The modern trend seems to be - form a band, record a CD and then start looking for some bookings, ideally starting off aiming at major festivals and then working down from there. The story behind this album couldn't be more different - years of experience in the folk clubs before releasing an LP which was widely voted as Folk Album of the Year 1978, a second album four years later then a break of almost twenty years with various re-union gigs in between and finally recording most of the tracks from those two LPs all over again to mark their 20th Anniversary. Twenty odd years in the making and it shows. The whole album positively sparkles with a relaxed assuredness, inventive playing and from Bob Fox - surely one of the great voices of the whole of the folk revival - several definitive performances of some great songs.

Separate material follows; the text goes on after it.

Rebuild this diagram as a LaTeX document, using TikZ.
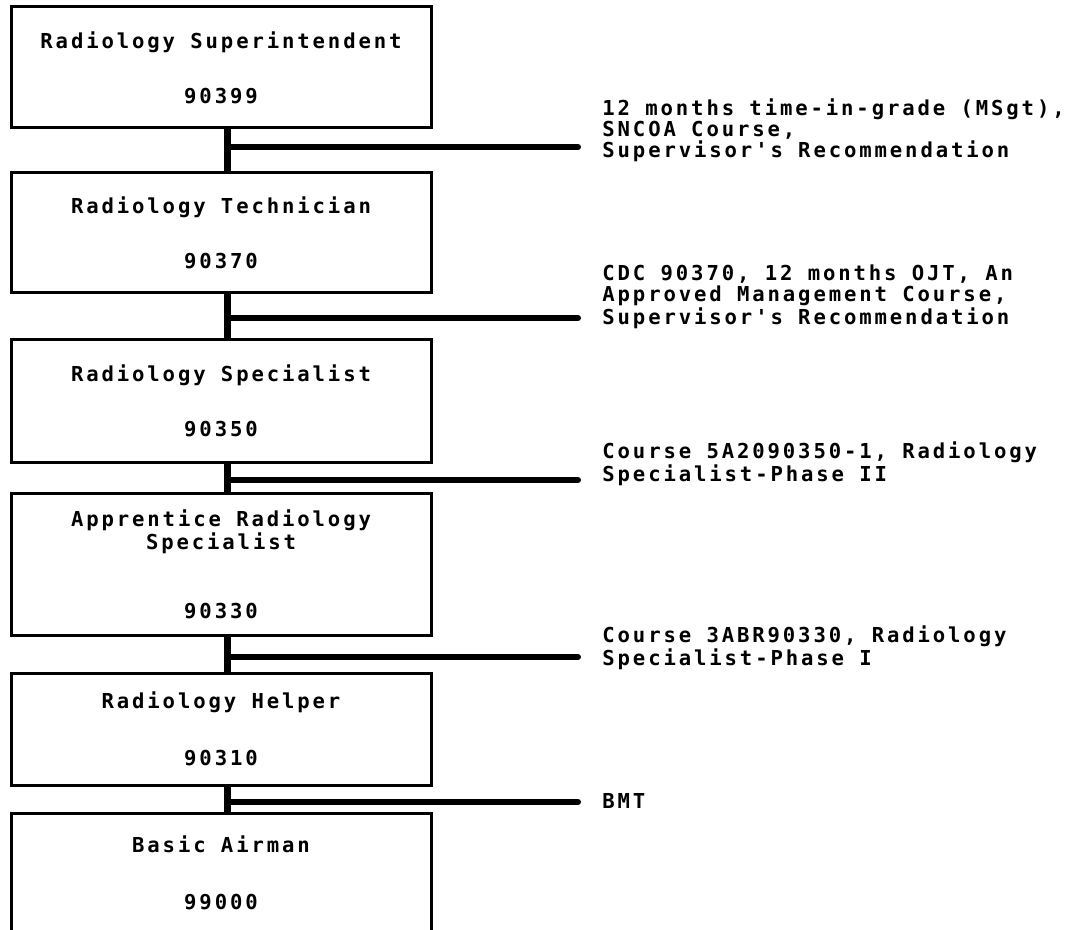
\documentclass[tikz,border=0pt]{standalone}
\usepackage{fontspec}
\setmonofont[LetterSpace=14]{DejaVu Sans Mono}
\usetikzlibrary{positioning}

\begin{document}
\begin{tikzpicture}[
  x=0.5pt, y=-0.5pt,
  font=\ttfamily\bfseries\fontsize{10.3}{10.5}\selectfont,
  job/.style={rectangle, draw=black, line width=1.5pt, minimum width=210pt, align=center, inner sep=0pt},
  stem/.style={line width=3.5pt},
  branch/.style={line width=3pt, line cap=round},
  req/.style={anchor=west, align=left, inner xsep=12pt, inner ysep=0pt},
]
\useasboundingbox (0,0) rectangle (1091,930);

\node[job, minimum height=60.5pt] (b1) at (221,67.5) {Radiology Superintendent\\[17pt]90399};
\node[job, minimum height=60pt]   (b2) at (221,233)  {Radiology Technician\\[17pt]90370};
\node[job, minimum height=61pt]   (b3) at (221,401)  {Radiology Specialist\\[17pt]90350};
\node[job, minimum height=71pt]   (b4) at (221,564)  {Apprentice Radiology\\Specialist\\[24pt]90330};
\node[job, minimum height=56pt]   (b5) at (221,729)  {Radiology Helper\\[18pt]90310};
\node[job, minimum height=60pt]   (b6) at (221,873)  {Basic Airman\\[18pt]99000};

% junctions on the stem
\coordinate (sx) at (227,0);
\coordinate (j1) at (227,147);
\coordinate (j2) at (227,318);
\coordinate (j3) at (227,480);
\coordinate (j4) at (227,657);
\coordinate (j5) at (227,802);

\node[req] (l1) at (578,130) {12 months time-in-grade (MSgt),\\SNCOA Course,\\Supervisor's Recommendation};
\node[req] (l2) at (578,297) {CDC 90370, 12 months OJT, An\\Approved Management Course,\\Supervisor's Recommendation};
\node[req] (l3) at (578,464) {Course 5A2090350-1, Radiology\\Specialist-Phase II};
\node[req] (l4) at (578,648) {Course 3ABR90330, Radiology\\Specialist-Phase I};
\node[req] (l5) at (578,801) {BMT};

\draw[stem] (b1.south -| sx) -- (b2.north -| sx);
\draw[stem] (b2.south -| sx) -- (b3.north -| sx);
\draw[stem] (b3.south -| sx) -- (b4.north -| sx);
\draw[stem] (b4.south -| sx) -- (b5.north -| sx);
\draw[stem] (b5.south -| sx) -- (b6.north -| sx);

\draw[branch] (j1) -- (l1.west |- j1);
\draw[branch] (j2) -- (l2.west |- j2);
\draw[branch] (j3) -- (l3.west |- j3);
\draw[branch] (j4) -- (l4.west |- j4);
\draw[branch] (j5) -- (l5.west |- j5);
\end{tikzpicture}
\end{document}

The album is almost exactly as you would hear them live although at times you would hardly believe that this was done by just two musicians and two voices. At all times there is a dynamic pulse from the instruments, even in the slower songs, always supporting the singing which is never restricted by the music. The favourites are all there - "Sally Wheatley", "The Shores of Old Blighty", the clutch of Ewan MacColl songs - the acoustic bass work from Stu on "The Song of the Iron Road" is a masterpiece - before rounding up the album with a joyous version of "Sally Gee".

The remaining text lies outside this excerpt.